Can see why Breckinridge gets a reputation as one of the good Presidents with him recognising some of the pragmatic issues behind the Confederacy, if not the moral ones.

That is, I think, the best you can hope for. Someone who recognizes the defects of the system, but not the glaring moral faults. Breckinridge is about the best one could hope for in that category.

A good look into 1867 as the year's rounded up. Certainly a time of change and consolidation in a way, with the hints we've had promising quite a different world, if no less chaotic.

Oh definitely a world much different than our own! By the time we reach 1900 the world will be very different indeed.
 
Also, wow, 1 million people have read this thing? Thanks so much! Let's wrap up 1867!
Me gusta diversified Confederate economics because it gives it the potential to not be a crapsack collection of uppity colonies and perhaps eventually find its own reconciliation era after equal rights happens (if it happens...)
 
That is, I think, the best you can hope for. Someone who recognizes the defects of the system, but not the glaring moral faults. Breckinridge is about the best one could hope for in that category.



Oh definitely a world much different than our own! By the time we reach 1900 the world will be very different indeed.
Wales is ruled from Berlin, Bavaria from London, Sicily from Stockholm and the entirety of the Balkans as well as the Philippines from Oslo.
 
Me gusta diversified Confederate economics because it gives it the potential to not be a crapsack collection of uppity colonies and perhaps eventually find its own reconciliation era after equal rights happens (if it happens...)

Economic growth only at the cost of morality and democratic freedoms!

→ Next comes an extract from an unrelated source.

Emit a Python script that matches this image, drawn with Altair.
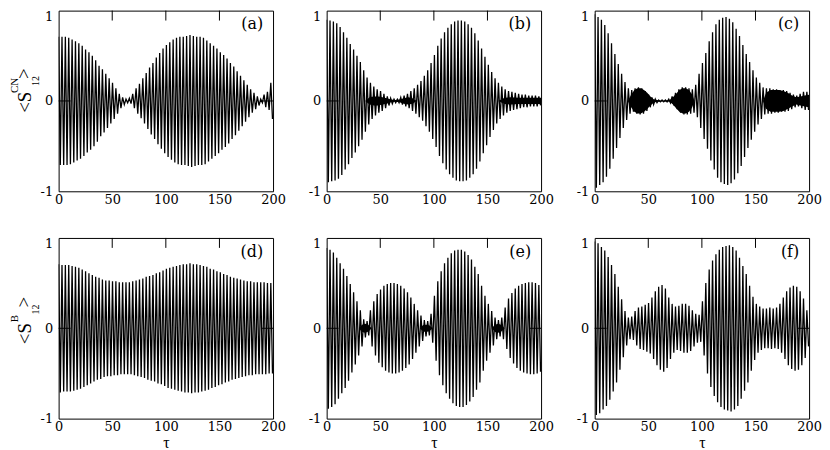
import math
import altair as alt
import pandas as pd

# carrier period (about 64 oscillations over 0..200)
PERIOD = math.pi

# peak amplitude of each oscillation (one value per cycle)
amp_a = [0.71, 0.71, 0.71, 0.70, 0.68, 0.66, 0.64, 0.61, 0.57, 0.54,
         0.50, 0.45, 0.39, 0.35, 0.30, 0.25, 0.20, 0.14, 0.08, 0.04,
         0.02, 0.03, 0.08, 0.14, 0.19, 0.25, 0.31, 0.37, 0.42, 0.48,
         0.53, 0.58, 0.62, 0.65, 0.68, 0.70, 0.71, 0.71, 0.72, 0.73,
         0.72, 0.71, 0.71, 0.70, 0.67, 0.64, 0.61, 0.58, 0.54, 0.51,
         0.47, 0.42, 0.38, 0.33, 0.28, 0.23, 0.18, 0.13, 0.09, 0.05,
         0.02, 0.07, 0.10, 0.20]
amp_b = [0.90, 0.89, 0.88, 0.86, 0.82, 0.76, 0.70, 0.63, 0.57, 0.50,
         0.43, 0.34, 0.26, 0.20, 0.16, 0.13, 0.11, 0.08, 0.05, 0.03,
         0.02, 0.02, 0.04, 0.06, 0.08, 0.11, 0.14, 0.18, 0.22, 0.28,
         0.34, 0.42, 0.51, 0.61, 0.69, 0.76, 0.81, 0.85, 0.88, 0.89,
         0.89, 0.88, 0.85, 0.81, 0.75, 0.67, 0.58, 0.49, 0.40, 0.32,
         0.25, 0.20, 0.16, 0.13, 0.11, 0.10, 0.09, 0.08, 0.07, 0.07,
         0.06, 0.06, 0.06, 0.05]
amp_c = [0.96, 0.93, 0.90, 0.84, 0.75, 0.64, 0.52, 0.41, 0.30, 0.21,
         0.14, 0.12, 0.14, 0.15, 0.14, 0.11, 0.07, 0.04, 0.02, 0.01,
         0.01, 0.01, 0.02, 0.05, 0.09, 0.13, 0.15, 0.15, 0.14, 0.13,
         0.18, 0.30, 0.42, 0.53, 0.66, 0.76, 0.85, 0.90, 0.92, 0.93,
         0.91, 0.87, 0.80, 0.72, 0.62, 0.52, 0.43, 0.34, 0.26, 0.20,
         0.15, 0.14, 0.14, 0.13, 0.13, 0.12, 0.12, 0.11, 0.09, 0.07,
         0.06, 0.08, 0.10, 0.10]
amp_d = [0.71, 0.70, 0.70, 0.70, 0.69, 0.68, 0.67, 0.65, 0.63, 0.61,
         0.59, 0.57, 0.56, 0.54, 0.53, 0.53, 0.52, 0.52, 0.51, 0.51,
         0.51, 0.51, 0.52, 0.53, 0.54, 0.55, 0.57, 0.58, 0.59, 0.61,
         0.62, 0.64, 0.66, 0.67, 0.68, 0.69, 0.70, 0.71, 0.71, 0.72,
         0.71, 0.71, 0.70, 0.69, 0.68, 0.66, 0.65, 0.63, 0.62, 0.60,
         0.59, 0.57, 0.56, 0.55, 0.54, 0.53, 0.52, 0.52, 0.51, 0.51,
         0.51, 0.51, 0.50, 0.50]
amp_e = [0.89, 0.87, 0.84, 0.78, 0.72, 0.66, 0.58, 0.49, 0.40, 0.30,
         0.20, 0.10, 0.08, 0.20, 0.30, 0.38, 0.43, 0.47, 0.49, 0.50,
         0.50, 0.49, 0.47, 0.44, 0.40, 0.34, 0.27, 0.20, 0.14, 0.09,
         0.08, 0.16, 0.36, 0.52, 0.63, 0.72, 0.78, 0.83, 0.86, 0.87,
         0.87, 0.85, 0.81, 0.76, 0.68, 0.60, 0.47, 0.36, 0.27, 0.19,
         0.12, 0.09, 0.12, 0.23, 0.33, 0.39, 0.44, 0.47, 0.49, 0.50,
         0.51, 0.51, 0.50, 0.48]
amp_f = [0.96, 0.94, 0.90, 0.86, 0.79, 0.70, 0.60, 0.46, 0.32, 0.19,
         0.12, 0.13, 0.19, 0.23, 0.24, 0.26, 0.28, 0.34, 0.41, 0.46,
         0.48, 0.44, 0.34, 0.27, 0.24, 0.25, 0.27, 0.27, 0.25, 0.20,
         0.16, 0.15, 0.30, 0.50, 0.65, 0.75, 0.82, 0.87, 0.90, 0.91,
         0.92, 0.90, 0.86, 0.78, 0.69, 0.60, 0.47, 0.35, 0.27, 0.24,
         0.22, 0.22, 0.23, 0.22, 0.23, 0.27, 0.34, 0.41, 0.45, 0.47,
         0.46, 0.41, 0.33, 0.20]

# dense (solid black) fast-oscillation regions: segment id, tau, half-height
dense_b_seg = [1] * 13 + [2] * 8
dense_b_t = [36, 40, 44, 48, 52, 56, 60, 64, 68, 72, 76, 80, 84,
             160, 166, 172, 178, 184, 190, 196, 200]
dense_b_a = [0.0, 0.04, 0.05, 0.05, 0.04, 0.03, 0.015, 0.01, 0.015, 0.03, 0.04, 0.03, 0.0,
             0.0, 0.035, 0.04, 0.035, 0.035, 0.035, 0.035, 0.035]
dense_c_seg = [1] * 21 + [2] * 12
dense_c_t = [31, 34, 37, 40, 43, 46, 49, 52, 55, 58, 62, 66, 70, 73, 76, 79, 82, 85, 88, 91, 93,
             157, 160, 164, 168, 172, 176, 180, 184, 188, 192, 196, 200]
dense_c_a = [0.0, 0.07, 0.12, 0.14, 0.14, 0.12, 0.09, 0.05, 0.02, 0.01, 0.005, 0.005, 0.01,
             0.04, 0.08, 0.12, 0.14, 0.14, 0.12, 0.07, 0.0,
             0.0, 0.09, 0.12, 0.12, 0.12, 0.11, 0.09, 0.06, 0.04, 0.05, 0.06, 0.07]
dense_e_seg = [1] * 5 + [2] * 5 + [3] * 5
dense_e_t = [30, 33, 36, 39, 42, 87, 90, 93, 96, 99, 154, 157, 160, 163, 166]
dense_e_a = [0.0, 0.04, 0.05, 0.035, 0.0, 0.0, 0.035, 0.04, 0.03, 0.0, 0.0, 0.04, 0.05, 0.035, 0.0]

x_ticks = [0, 50, 100, 150, 200]
y_ticks = [-1, 0, 1]
top_ticks = [50, 100, 150]
panel_labels = ["(a)", "(b)", "(c)", "(d)", "(e)", "(f)"]
y_sup = ["CN", "B"]

W, H = 216, 182
LABEL_FONT = "DejaVu Serif"
TITLE_FONT = "Liberation Serif"


def wave_frame(amps):
    rows = []
    for k, a in enumerate(amps):
        rows.append({"t": k * PERIOD, "v": a})
        rows.append({"t": k * PERIOD + PERIOD / 2, "v": -a})
    return pd.DataFrame(rows)


def dense_frame(seg, t, a):
    return pd.DataFrame({"seg": seg, "t": t, "hi": a, "lo": [-x for x in a]})


def panel(amps, label, dense=None, ysup=None, bottom=False, title_y=(102, 83, 76, 69)):
    xs = alt.Scale(domain=[0, 200], nice=False, zero=False)
    ys = alt.Scale(domain=[-1, 1], nice=False)
    xaxis = alt.Axis(values=x_ticks, ticks=False, domain=False, grid=False,
                     labelFont=LABEL_FONT, labelFontSize=13, labelColor="black",
                     labelPadding=2, labelFlush=False, labelOverlap=False,
                     title="τ" if bottom else "", titleFont=TITLE_FONT,
                     titleFontSize=16, titleFontWeight="normal",
                     titlePadding=1, titleColor="black")
    yaxis = alt.Axis(values=y_ticks, ticks=False, domain=False, grid=False,
                     labelFont=LABEL_FONT, labelFontSize=13, labelColor="black",
                     labelPadding=6, labelFlush=False, labelOverlap=False,
                     labelExpr="datum.value == -1 ? '-1' : (datum.value == 0 ? '0' : '1')",
                     labelBaseline={"condition": {"test": "datum.value == 1", "value": "top"},
                                    "value": "middle"},
                     title="")
    layers = []
    line = alt.Chart(wave_frame(amps)).mark_line(
        color="black", strokeWidth=1.3, clip=True
    ).encode(
        x=alt.X("t:Q", scale=xs, axis=xaxis),
        y=alt.Y("v:Q", scale=ys, axis=yaxis),
    )
    layers.append(line)
    if dense is not None:
        area = alt.Chart(dense_frame(*dense)).mark_area(
            color="black", opacity=1, clip=True
        ).encode(x="t:Q", y="hi:Q", y2="lo:Q", detail="seg:N")
        layers.append(area)
    ticks = alt.Chart(pd.DataFrame({"t": top_ticks})).mark_rule(
        color="black", strokeWidth=1
    ).encode(x="t:Q", y=alt.value(0), y2=alt.value(10))
    layers.append(ticks)
    zero = pd.DataFrame({"v": [0]})
    lt = alt.Chart(zero).mark_rule(color="black", strokeWidth=1).encode(
        y="v:Q", x=alt.value(0), x2=alt.value(12))
    rt = alt.Chart(zero).mark_rule(color="black", strokeWidth=1).encode(
        y="v:Q", x=alt.value(W - 12), x2=alt.value(W))
    layers += [lt, rt]
    lab = alt.Chart(pd.DataFrame({"s": [label]})).mark_text(
        align="right", baseline="alphabetic", font=LABEL_FONT, fontSize=16, color="black"
    ).encode(text="s:N", x=alt.value(W - 10), y=alt.value(19))
    layers.append(lab)
    if ysup is not None:
        common = dict(angle=270, align="left", baseline="alphabetic",
                      font=TITLE_FONT, color="black")

        def txt(s, size, x, y):
            return alt.Chart(pd.DataFrame({"s": [s]})).mark_text(
                fontSize=size, **common).encode(text="s:N", x=alt.value(x), y=alt.value(y))
        y_s, y_sup_, y_sub, y_close = title_y
        layers += [
            txt("<S", 19, -28, y_s),
            txt(ysup, 11, -41, y_sup_),
            txt("12", 10, -20, y_sub),
            txt(">", 19, -29, y_close),
        ]
    return alt.layer(*layers).properties(width=W, height=H)


panels = [
    panel(amp_a, panel_labels[0], ysup=y_sup[0], title_y=(103, 83, 76, 69)),
    panel(amp_b, panel_labels[1], dense=(dense_b_seg, dense_b_t, dense_b_a)),
    panel(amp_c, panel_labels[2], dense=(dense_c_seg, dense_c_t, dense_c_a)),
    panel(amp_d, panel_labels[3], ysup=y_sup[1], bottom=True, title_y=(107, 85, 77, 70)),
    panel(amp_e, panel_labels[4], dense=(dense_e_seg, dense_e_t, dense_e_a), bottom=True),
    panel(amp_f, panel_labels[5], bottom=True),
]

chart = alt.concat(
    *panels, columns=3, spacing={"row": 47, "column": 54}, bounds="flush"
).properties(
    padding={"left": 0, "top": 0, "right": 0, "bottom": 2}
).configure_view(stroke="black", strokeWidth=1)

chart.save("out.html", embed_options={"renderer": "svg", "actions": False})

But don't worry, eventually equal rights will come to the Confederacy... with a vengeance...
 
While you jest about these latter two, there will be imperial possessions ruled from there south of the equator by 1900...
I presume Antarctic claims or whaling station islands (the equivalent of the Falklands or Kergulean) Also, if anything is ruled from Oslo, that indicates *earlier* Norwegian Independence, which will be interesting.
 
Wales is ruled from Berlin, Bavaria from London, Sicily from Stockholm and the entirety of the Balkans as well as the Philippines from Oslo.
you missed out the several colonies of Liechtenstein and the Luxembourger controlled Kurilles. Plus of course the Swiss Antarctic territory. .My all time favourite though is the Vatican's concession of Shanghai, or maybe the Turkish. Province of Patagonia.